Como consecuencia, cada vez se ha ven ido haciendo más arduo en el siglo XXI la personalización estética mediante la personalidad de una corbata y muchos que incluso portan marcas muy caras han vuelto a sumirse en el sombrío mundo de hace treinta años o más.
El reloj de pulsera ha ocupado, sin duda, el máximo punto de la personalización. El reloj, la joya por excelencia del hombre, ha ganado enorme interés en las compras masculinas con y sin encanto. Sólo con motivo de acontecimientos destacados la mujer regala un reloj al hombre. Sigue ocurriendo así pero se halla en ascenso el orgullo masculino por mostrar su muñeca ceñida y marcada con un objeto propio y, en parte, a la manera que actualmente se entiende el tatuaje.
Antes los objetos (y las esposas) caían sobre la indumentaria del hombre. Ahora, el reloj y tanto más cuanto más joven es el caballero, refleja el capricho, la debilidad, la particular esencia masculino/femenina que ahora acompaña al aura del hombre.

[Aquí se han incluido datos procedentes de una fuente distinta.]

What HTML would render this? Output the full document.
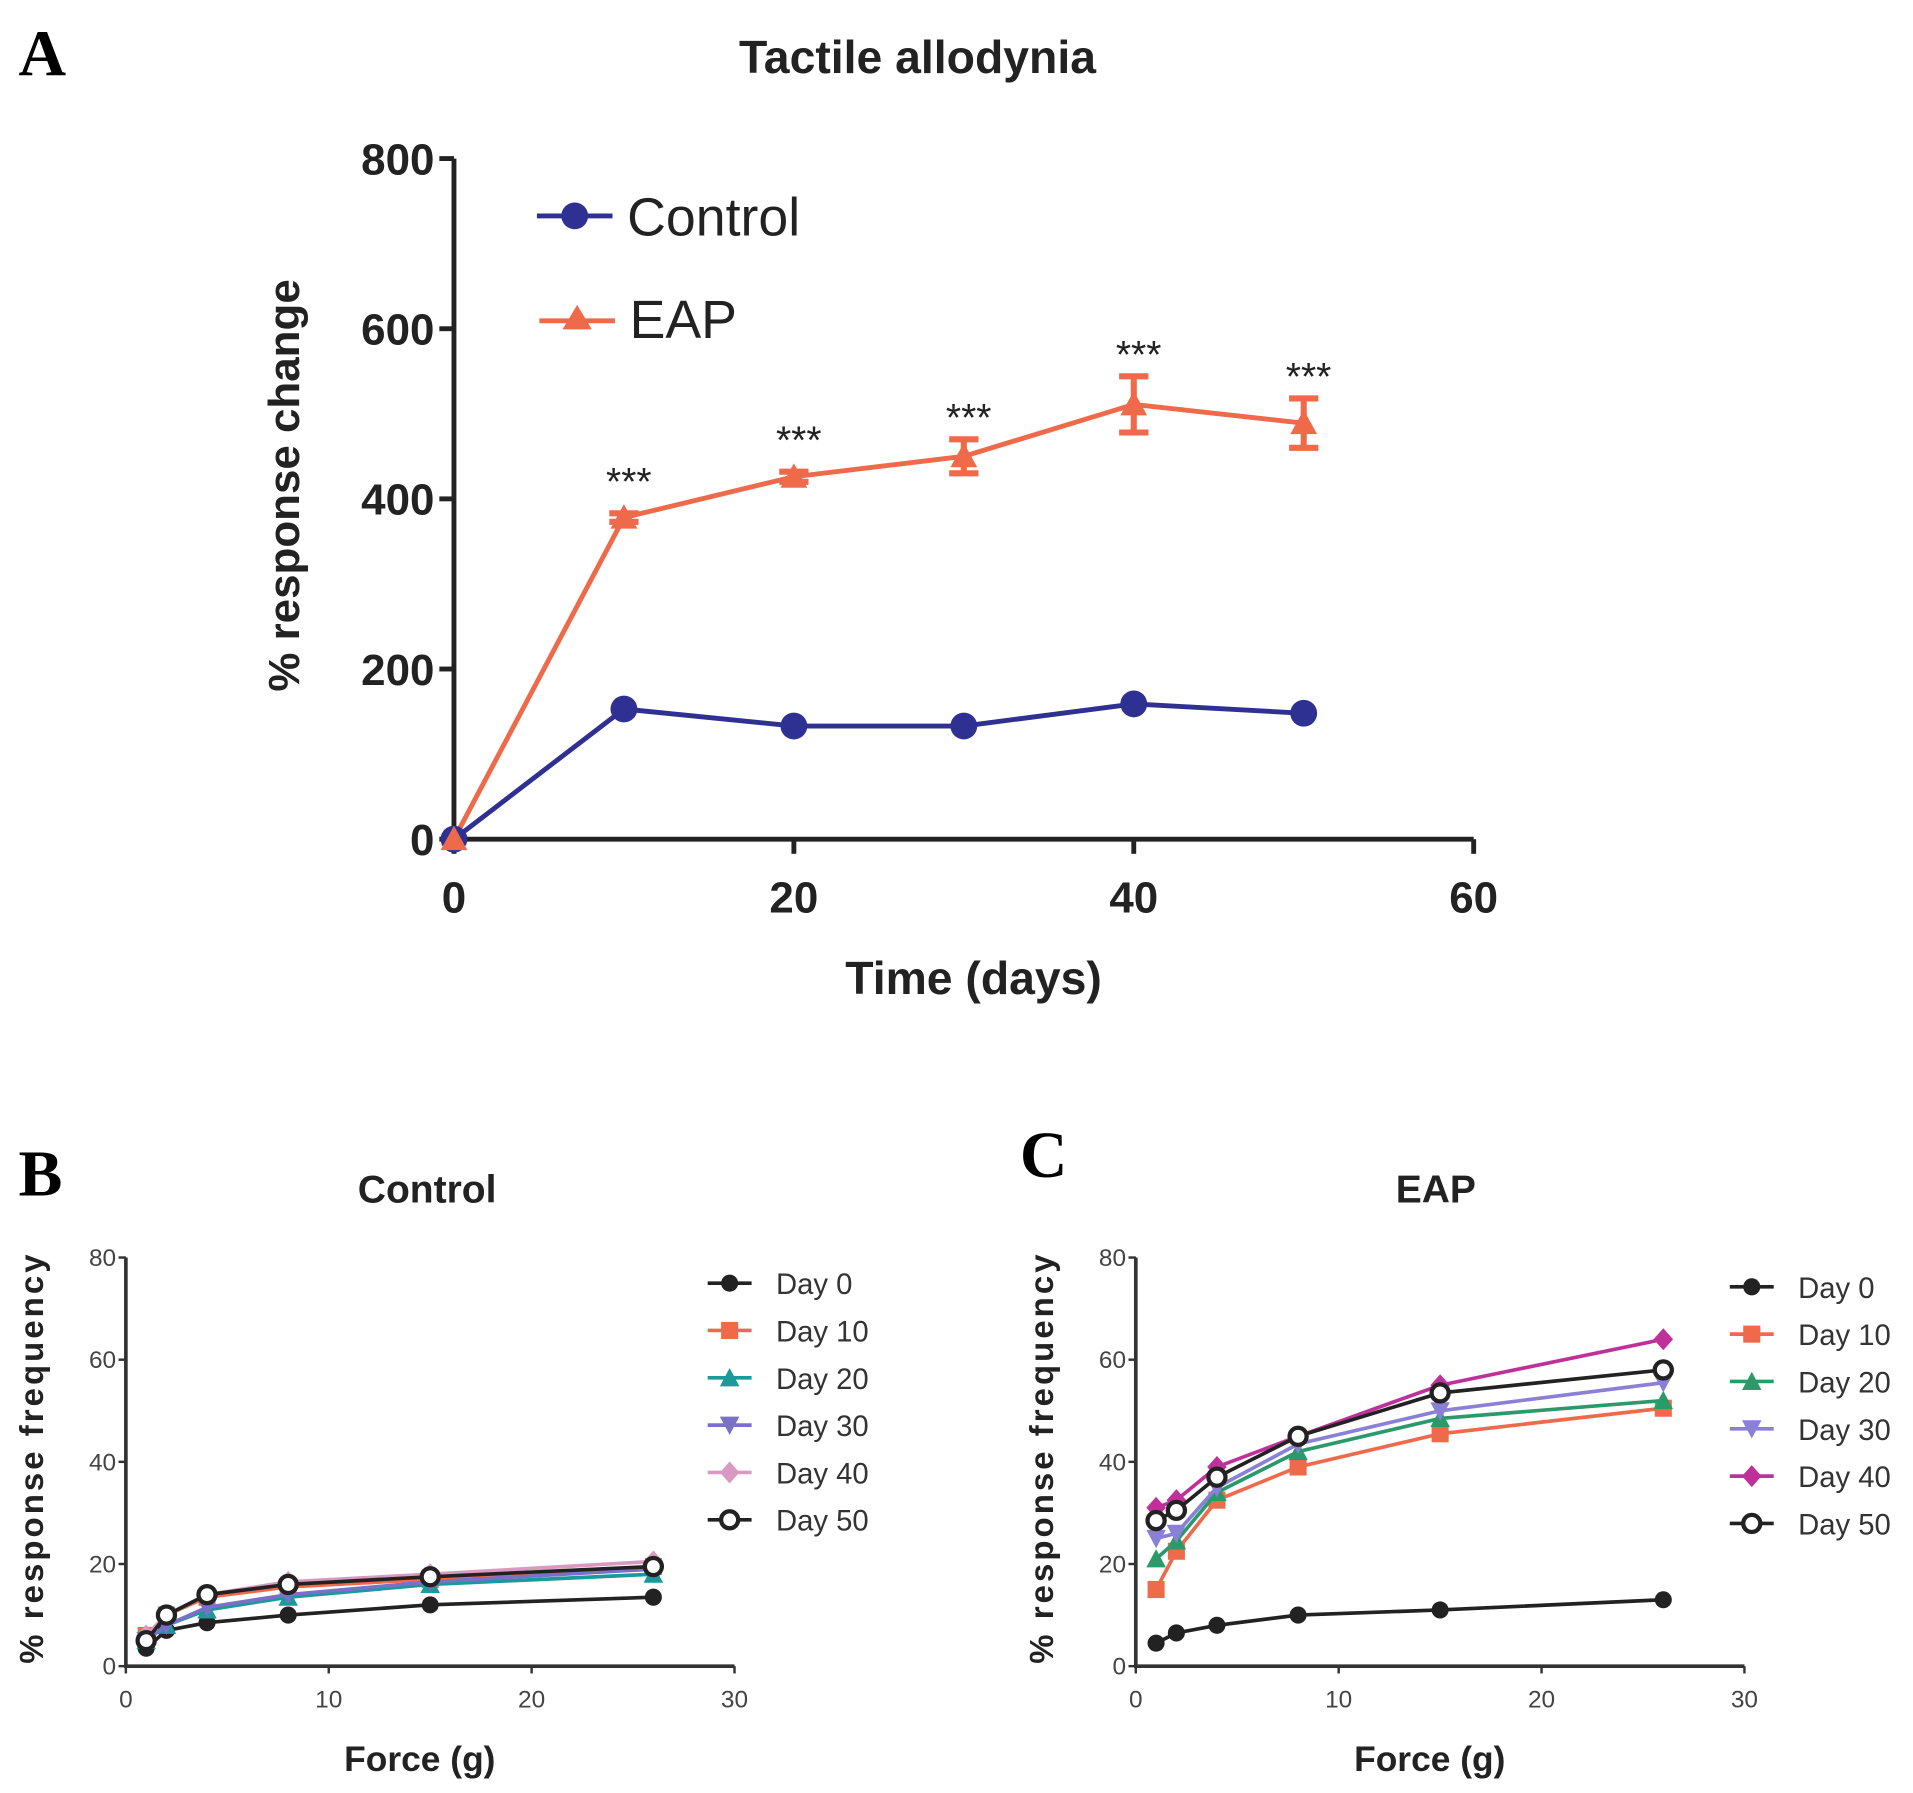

Pero ¿la corbata? la corbata continúa blandiéndose entre la coerción social y la menesterosidad del gusto. No es extraño que tantas gentes del mundo masculino hayan celebrado el desuso de la corbata como una gran liberación. No la liberación de un dogal molesto sino la exoneración de un ejercicio del gusto estético para el que no le formaron ni en la escuela ni en la universidad ni en el master.